Nein, Sie müssen nicht betteln! Sie müssen auch nicht «kriechen». Ja, es bedarf schon ein wenig Fingerspitzen-Gefühl «alte» Bekanntschaften zu reaktivieren. Genauso übrigens auch bei vor kurzem entstandenen Kontakten. Ja, Sie dürfen nicht aufdringlich wirken, aber auch nicht «gleichgültig» rüberkommen. Es kommt auf die «richtige Dosierung» an. Nein, nein, «Verzweiflung» ist nicht gerade die beste Ausstrahlung, die Sie versprühen sollten. Es gibt aber auch andere: Spürbarer Wille eine neue Stelle zu finden, zum Beispiel. Sie werden auch Enttäuschungen erleben, keine Frage. Es gibt jedoch Wege diese schneller «hinzunehmen». Ja, Ihre Geduld wird auf die Probe gestellt. Nein, so einfach ist das Ganze nicht… wer hat das behauptet? Oh Ja, Regel 6 braucht Übung! Doch das mit dem Netzwerk funktioniert, vorausgesetzt Sie gehen einer Strategie nach.

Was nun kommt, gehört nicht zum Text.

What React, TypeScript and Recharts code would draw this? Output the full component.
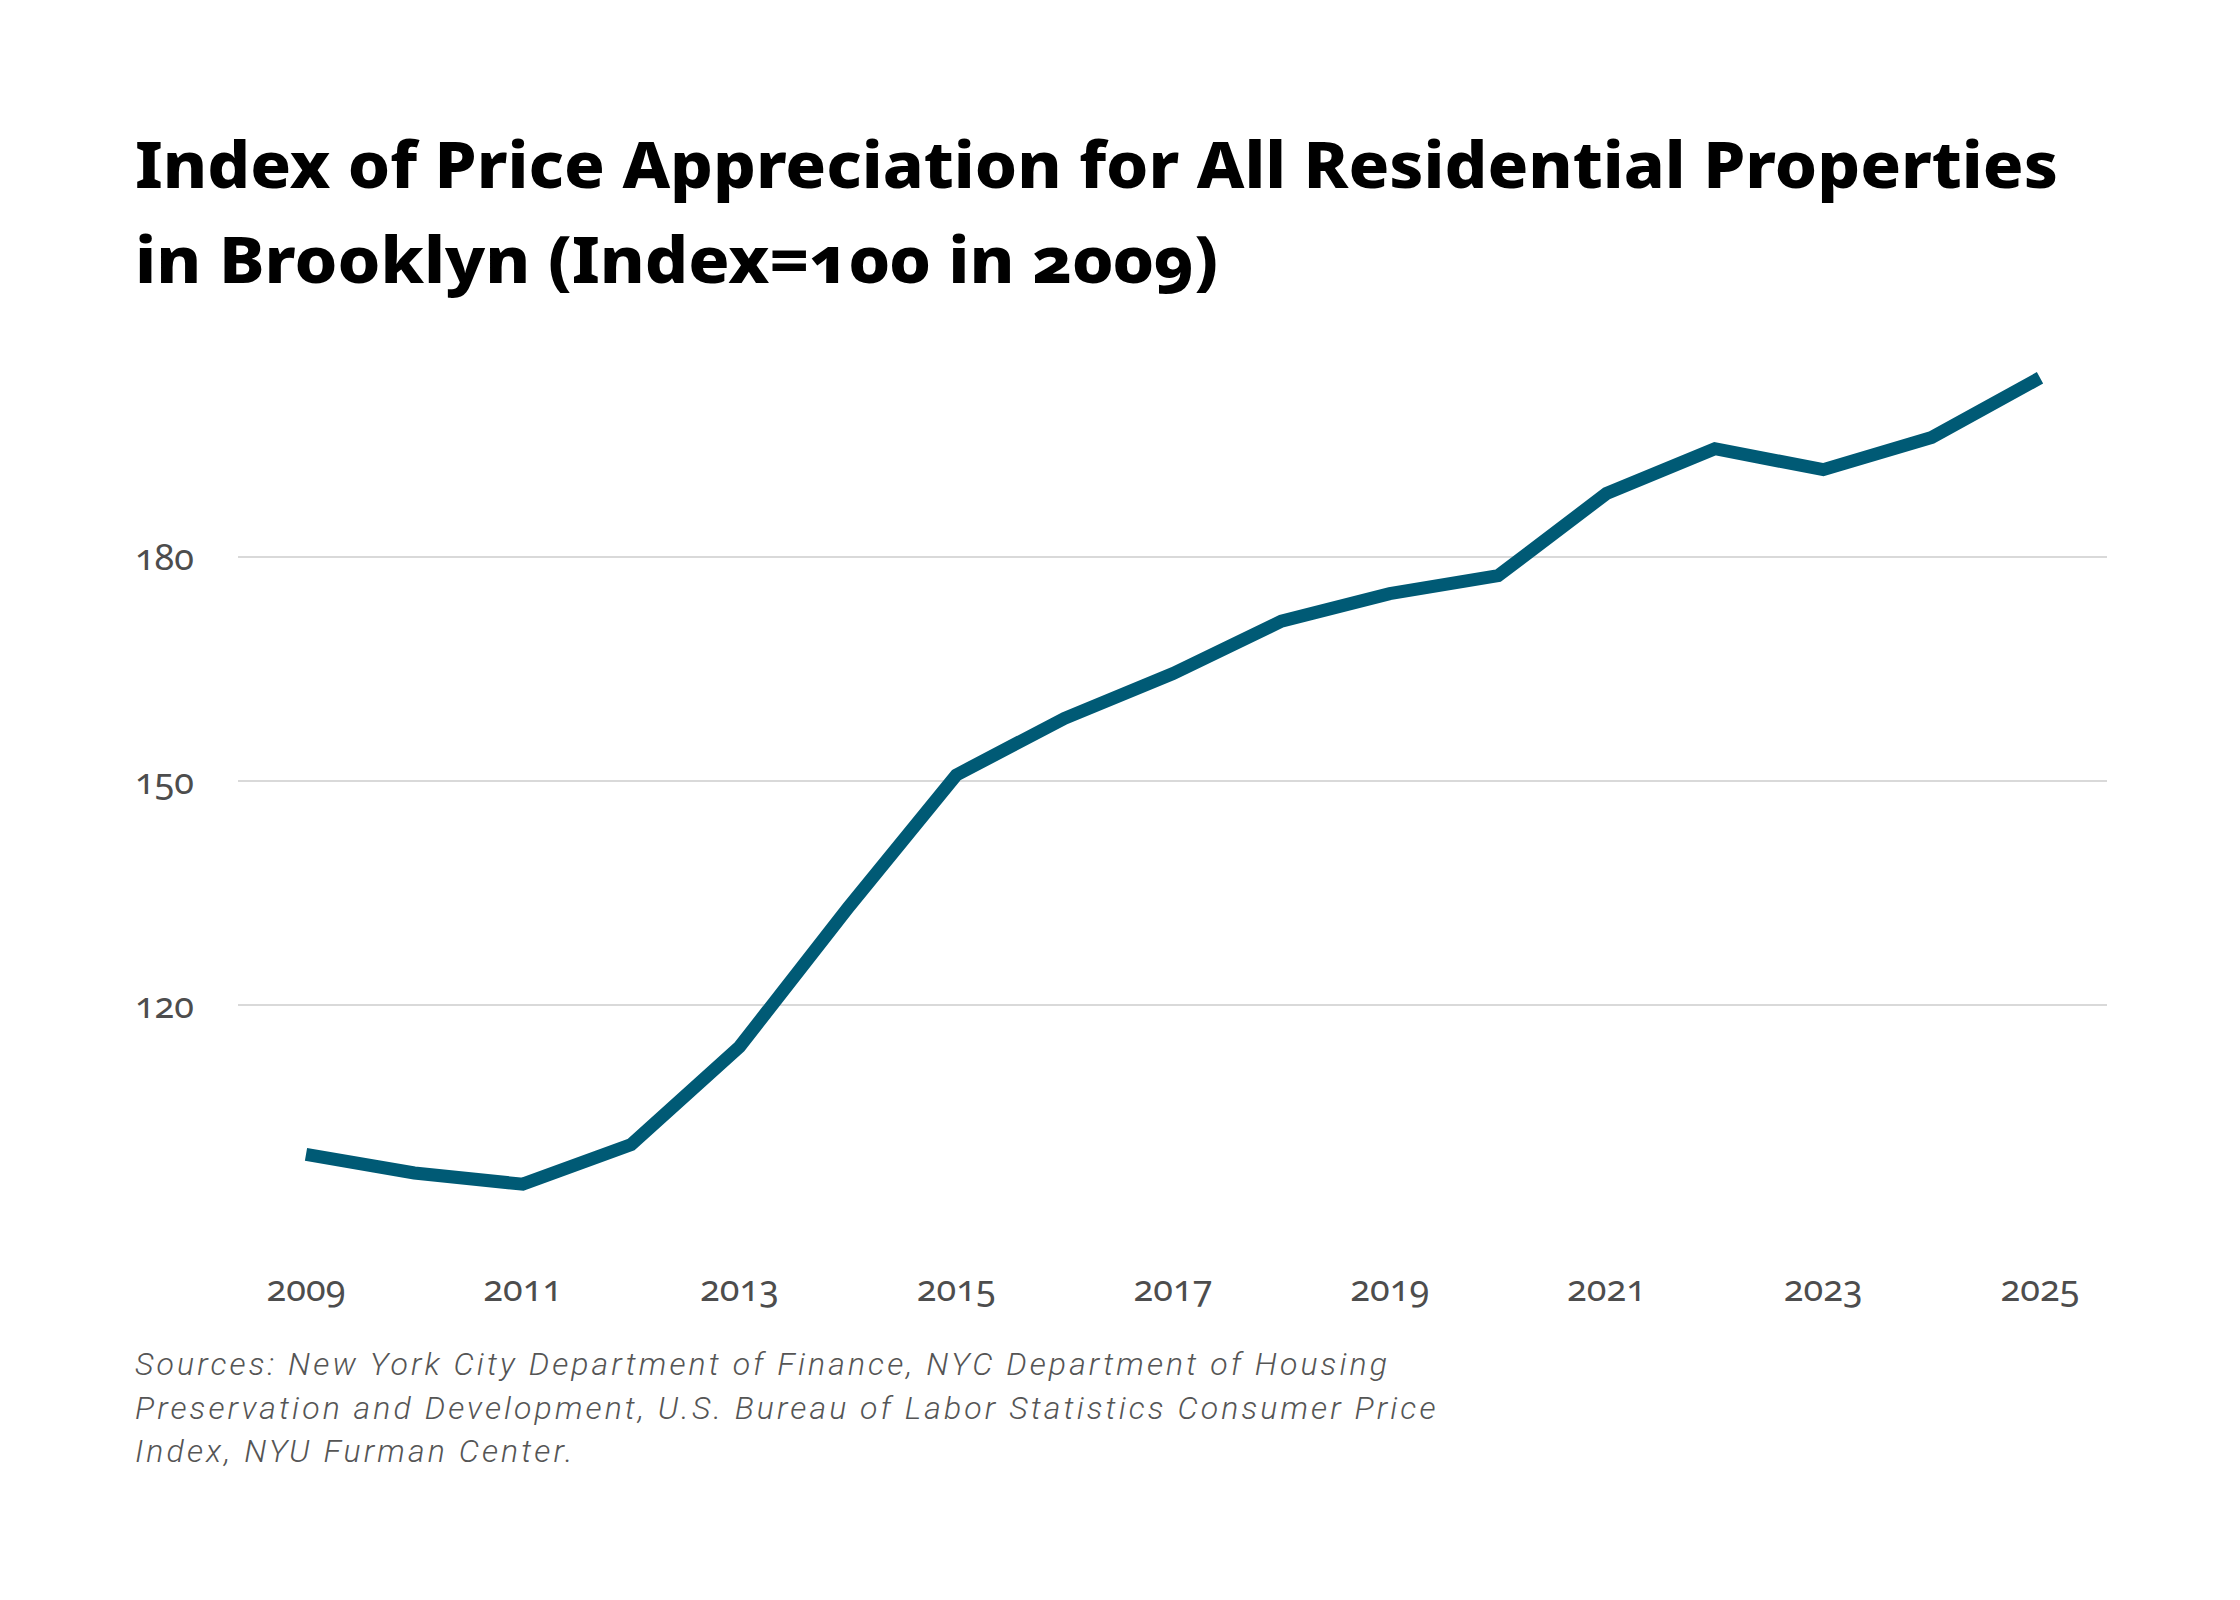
import React from "react";
import { LineChart, Line, XAxis, YAxis, ReferenceLine } from "recharts";

const years = [
  2009, 2010, 2011, 2012, 2013, 2014, 2015, 2016, 2017, 2018, 2019, 2020,
  2021, 2022, 2023, 2024, 2025,
];
const indexValues = [
  100, 97.5, 96.0, 101.3, 114.4, 133.0, 150.8, 158.4, 164.4, 171.4, 175.1,
  177.5, 188.5, 194.5, 191.7, 196.0, 204.0,
];
const xTicks = [2009, 2011, 2013, 2015, 2017, 2019, 2021, 2023, 2025];
const yTicks = [120, 150, 180];

const titleLines = [
  "Index of Price Appreciation for All Residential Properties",
  "in Brooklyn (Index=100 in 2009)",
];
const titleWidths = [1923, 1083];
const sourceLines = [
  "Sources: New York City Department of Finance, NYC Department of Housing",
  "Preservation and Development, U.S. Bureau of Labor Statistics Consumer Price",
  "Index, NYU Furman Center.",
];

const data = years.map((year, i) => ({ year, value: indexValues[i] }));

const tickStyle = {
  fontFamily: "'Noto Sans', Lato, sans-serif",
  fontSize: 36,
  fill: "#4d4d4d",
};

export default function App() {
  return (
    <div
      style={{
        position: "absolute",
        left: 0,
        top: 0,
        width: 2240,
        height: 1600,
        background: "#ffffff",
        fontVariantNumeric: "oldstyle-nums",
      }}
    >
      <LineChart
        width={2240}
        height={1600}
        data={data}
        margin={{ top: 333, right: 133, bottom: 271, left: 138 }}
      >
        {yTicks.map((v) => (
          <ReferenceLine key={v} y={v} stroke="#cccccc" strokeWidth={1.5} />
        ))}
        <XAxis
          dataKey="year"
          type="number"
          domain={[2009, 2025]}
          ticks={xTicks}
          padding={{ left: 68, right: 67 }}
          axisLine={false}
          tickLine={false}
          tickSize={0}
          tickMargin={46}
          height={100}
          tick={tickStyle}
        />
        <YAxis
          type="number"
          domain={[90, 210]}
          ticks={yTicks}
          axisLine={false}
          tickLine={false}
          tickSize={0}
          tickMargin={44}
          width={100}
          tick={tickStyle}
        />
        <Line
          type="linear"
          dataKey="value"
          stroke="#005a75"
          strokeWidth={13}
          dot={false}
          activeDot={false}
          isAnimationActive={false}
        />
      </LineChart>

      {/* title and sources sit on top of the chart */}
      <svg
        width={2240}
        height={1600}
        style={{ position: "absolute", left: 0, top: 0, pointerEvents: "none" }}
      >
        {titleLines.map((line, i) => (
          <text
            key={line}
            x={135}
            y={188 + i * 95}
            fontFamily="'Noto Sans', Lato, sans-serif"
            fontWeight={800}
            fontSize={64}
            fill="#000000"
            textLength={titleWidths[i]}
            lengthAdjust="spacingAndGlyphs"
            style={{ fontVariantLigatures: "none" }}
          >
            {line}
          </text>
        ))}
        {sourceLines.map((line, i) => (
          <text
            key={line}
            x={135}
            y={1375 + i * 43.5}
            fontFamily="Roboto, Lato, sans-serif"
            fontStyle="italic"
            fontWeight={300}
            fontSize={32}
            letterSpacing={3.1}
            fill="#555555"
          >
            {line}
          </text>
        ))}
      </svg>
    </div>
  );
}
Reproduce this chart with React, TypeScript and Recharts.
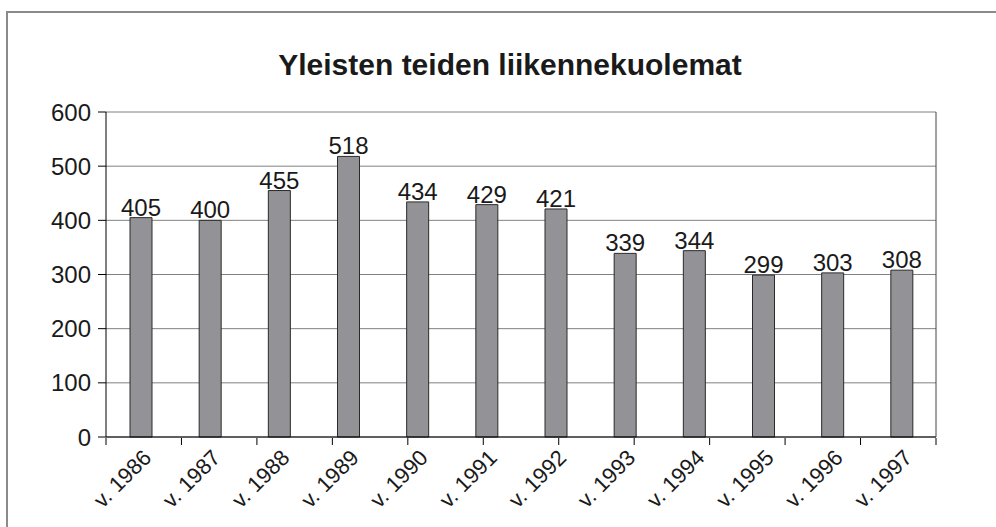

Übrigens, mit der Kundin aus dem Einführungsteil, haben wir das Thema «Netzwerk» gründlich analysiert. Ich zeigte ihr auf, was genau damit gemeint ist, und wo sie überall «Unterstützer zum Thema» suchen und finden kann. Ein paar Tage später meinte sie viel mehr als «nur 5» lokalisiert zu haben. Jetzt muss sie nur noch starten «das Vitamin N», ohne Angst vor Risiken und Nebenwirkungen aufzunehmen. Dann klappt es... vielleicht sogar mit dem Nachbar!